Despite that volatility,
Best-Execution continues to average 4.125% although the variations between
lenders are perhaps even larger today than the already elevated levels.
- BESTEXECUTION 30YR FIXED – 4.125% – lots of variation in both directions
- FHA/VA –
3.75%. Some higher.
- 15 YEAR FIXED
– Mostly 3.5%. + or – .125%
- 5 YEAR ARMS – low
3% range, variations from lender to lender.
Ongoing Guidance While Best-Ex Is At
Or Below 4.25%:
New Guidance: Once again, the same guidance
applies as last Thursday. That’s worth a read if you
haven’t seen it yet. Just be aware that
Asian and European markets haven’t had a chance to trade the headlines that
moved markets late in our own trading session.
That could cause some volatility tomorrow, and that volatility could go
either way.
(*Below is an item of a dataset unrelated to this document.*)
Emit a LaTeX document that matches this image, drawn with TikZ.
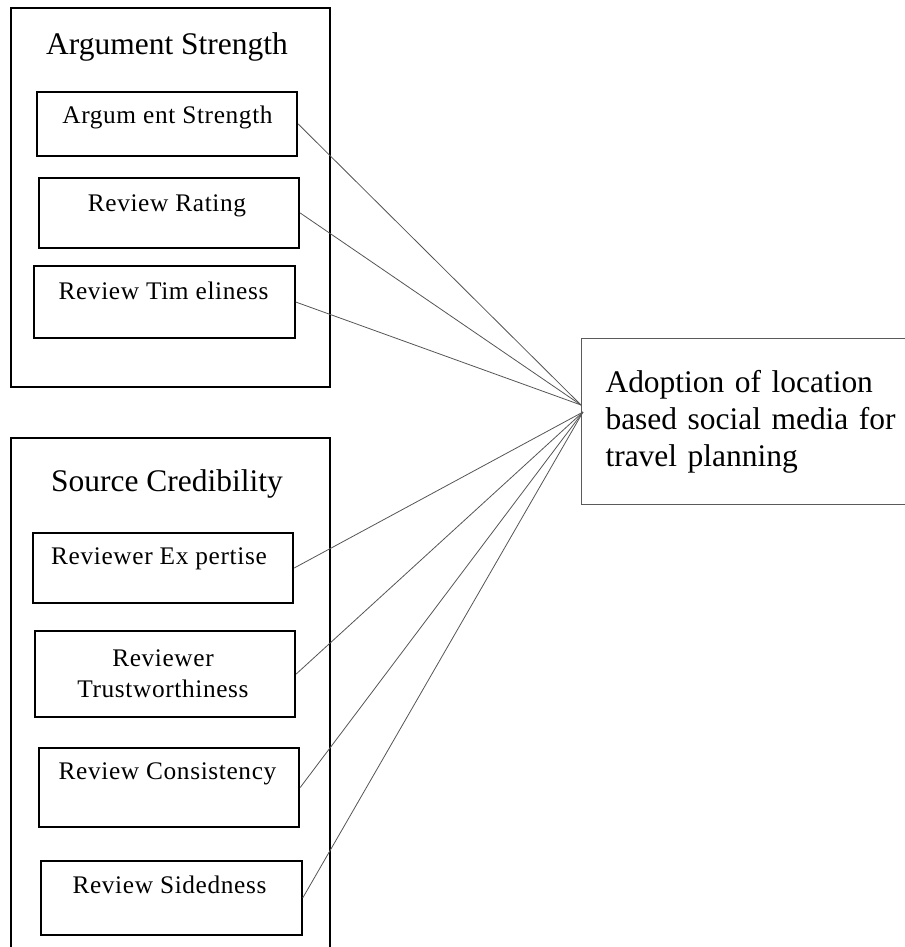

If you’re now looking at a
better rate than you once were, either you cash in your gains, lock, and move
on or you float to see if you can get an extra eighth and resolve to lock if
rates rise back to 4.25% Best-Execution levels. Remember that any mention
of floating really only applies to those scenarios who are flexible enough to
run the risk of paying more closing costs, a higher rate, or potentially losing
a deal altogether. All others shouldn’t really try to beat the market
when rates are as close as they are to all time lows.